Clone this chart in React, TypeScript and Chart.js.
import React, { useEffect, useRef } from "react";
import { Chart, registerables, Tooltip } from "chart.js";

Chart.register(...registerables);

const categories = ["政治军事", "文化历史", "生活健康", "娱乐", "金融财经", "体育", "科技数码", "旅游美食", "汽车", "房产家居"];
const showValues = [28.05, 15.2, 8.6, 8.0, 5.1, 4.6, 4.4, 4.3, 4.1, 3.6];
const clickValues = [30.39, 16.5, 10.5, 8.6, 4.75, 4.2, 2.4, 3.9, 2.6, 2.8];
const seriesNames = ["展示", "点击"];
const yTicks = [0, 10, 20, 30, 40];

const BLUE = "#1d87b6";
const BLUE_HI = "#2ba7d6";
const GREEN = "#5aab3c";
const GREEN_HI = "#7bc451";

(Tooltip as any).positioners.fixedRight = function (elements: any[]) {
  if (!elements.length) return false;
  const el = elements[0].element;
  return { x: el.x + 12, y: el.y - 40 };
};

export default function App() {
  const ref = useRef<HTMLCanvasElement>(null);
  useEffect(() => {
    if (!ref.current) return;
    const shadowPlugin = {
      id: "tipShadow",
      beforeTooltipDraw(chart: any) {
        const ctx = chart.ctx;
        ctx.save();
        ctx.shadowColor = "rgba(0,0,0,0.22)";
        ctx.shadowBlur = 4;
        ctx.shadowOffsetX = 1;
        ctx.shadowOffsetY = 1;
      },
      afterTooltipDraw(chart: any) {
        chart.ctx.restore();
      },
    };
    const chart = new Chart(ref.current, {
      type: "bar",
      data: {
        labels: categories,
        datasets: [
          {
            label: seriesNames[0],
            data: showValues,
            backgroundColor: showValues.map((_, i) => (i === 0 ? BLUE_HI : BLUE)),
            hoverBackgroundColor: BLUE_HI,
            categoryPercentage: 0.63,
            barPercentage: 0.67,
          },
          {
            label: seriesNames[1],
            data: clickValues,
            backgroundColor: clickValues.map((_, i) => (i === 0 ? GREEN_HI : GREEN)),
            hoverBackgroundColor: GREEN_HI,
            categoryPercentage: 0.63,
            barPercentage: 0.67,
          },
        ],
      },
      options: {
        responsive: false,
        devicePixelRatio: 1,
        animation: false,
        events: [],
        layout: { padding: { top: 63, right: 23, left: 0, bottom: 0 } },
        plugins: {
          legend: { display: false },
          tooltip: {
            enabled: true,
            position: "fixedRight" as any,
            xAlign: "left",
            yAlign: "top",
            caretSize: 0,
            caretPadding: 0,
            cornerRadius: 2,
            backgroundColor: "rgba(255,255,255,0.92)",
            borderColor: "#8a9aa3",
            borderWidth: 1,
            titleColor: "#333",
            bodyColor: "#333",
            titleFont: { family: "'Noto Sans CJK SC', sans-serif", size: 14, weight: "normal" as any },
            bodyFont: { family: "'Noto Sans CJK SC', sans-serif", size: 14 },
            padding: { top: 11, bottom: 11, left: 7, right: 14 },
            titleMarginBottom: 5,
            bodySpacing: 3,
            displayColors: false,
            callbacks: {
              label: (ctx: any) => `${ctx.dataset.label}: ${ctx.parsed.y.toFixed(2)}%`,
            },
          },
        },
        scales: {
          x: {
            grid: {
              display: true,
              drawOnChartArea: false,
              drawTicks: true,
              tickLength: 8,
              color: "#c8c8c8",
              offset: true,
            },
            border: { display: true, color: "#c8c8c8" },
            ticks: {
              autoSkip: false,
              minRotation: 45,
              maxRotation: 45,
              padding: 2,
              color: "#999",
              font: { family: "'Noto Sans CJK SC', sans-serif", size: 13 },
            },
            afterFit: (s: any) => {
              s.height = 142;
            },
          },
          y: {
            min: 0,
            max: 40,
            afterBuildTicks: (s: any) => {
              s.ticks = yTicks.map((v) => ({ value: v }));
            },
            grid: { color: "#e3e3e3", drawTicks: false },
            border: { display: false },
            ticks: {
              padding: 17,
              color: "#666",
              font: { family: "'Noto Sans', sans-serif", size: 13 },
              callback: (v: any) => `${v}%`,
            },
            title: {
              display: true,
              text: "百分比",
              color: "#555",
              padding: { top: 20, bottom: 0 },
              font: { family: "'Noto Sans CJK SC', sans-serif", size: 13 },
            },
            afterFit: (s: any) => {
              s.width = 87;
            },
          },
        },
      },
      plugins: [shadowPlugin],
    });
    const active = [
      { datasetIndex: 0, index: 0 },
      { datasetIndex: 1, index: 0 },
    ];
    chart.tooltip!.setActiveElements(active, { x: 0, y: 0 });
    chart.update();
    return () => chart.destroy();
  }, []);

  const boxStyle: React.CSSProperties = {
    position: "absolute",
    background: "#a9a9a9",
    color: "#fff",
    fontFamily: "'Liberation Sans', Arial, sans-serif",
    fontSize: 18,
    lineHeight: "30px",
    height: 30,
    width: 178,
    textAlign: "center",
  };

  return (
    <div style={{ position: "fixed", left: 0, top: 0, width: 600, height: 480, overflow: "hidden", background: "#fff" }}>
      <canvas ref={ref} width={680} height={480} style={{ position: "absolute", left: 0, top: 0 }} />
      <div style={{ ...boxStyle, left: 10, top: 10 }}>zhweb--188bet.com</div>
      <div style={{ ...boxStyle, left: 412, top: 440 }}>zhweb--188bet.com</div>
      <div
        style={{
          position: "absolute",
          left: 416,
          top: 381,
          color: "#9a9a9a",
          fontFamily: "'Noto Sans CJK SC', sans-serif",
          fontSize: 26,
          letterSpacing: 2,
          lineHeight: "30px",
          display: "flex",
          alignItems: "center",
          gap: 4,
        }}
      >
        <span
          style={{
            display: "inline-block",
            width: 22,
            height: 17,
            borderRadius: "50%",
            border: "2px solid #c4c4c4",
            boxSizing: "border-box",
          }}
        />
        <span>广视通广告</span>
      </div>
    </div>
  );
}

## Written task:
Return the opening line of the data and every line after it through the line containing "Chart.register(...registerables);", please, exactly as written and with nothing added.

## Answer to this task:
Clone this chart in React, TypeScript and Chart.js.
import React, { useEffect, useRef } from "react";
import { Chart, registerables, Tooltip } from "chart.js";

Chart.register(...registerables);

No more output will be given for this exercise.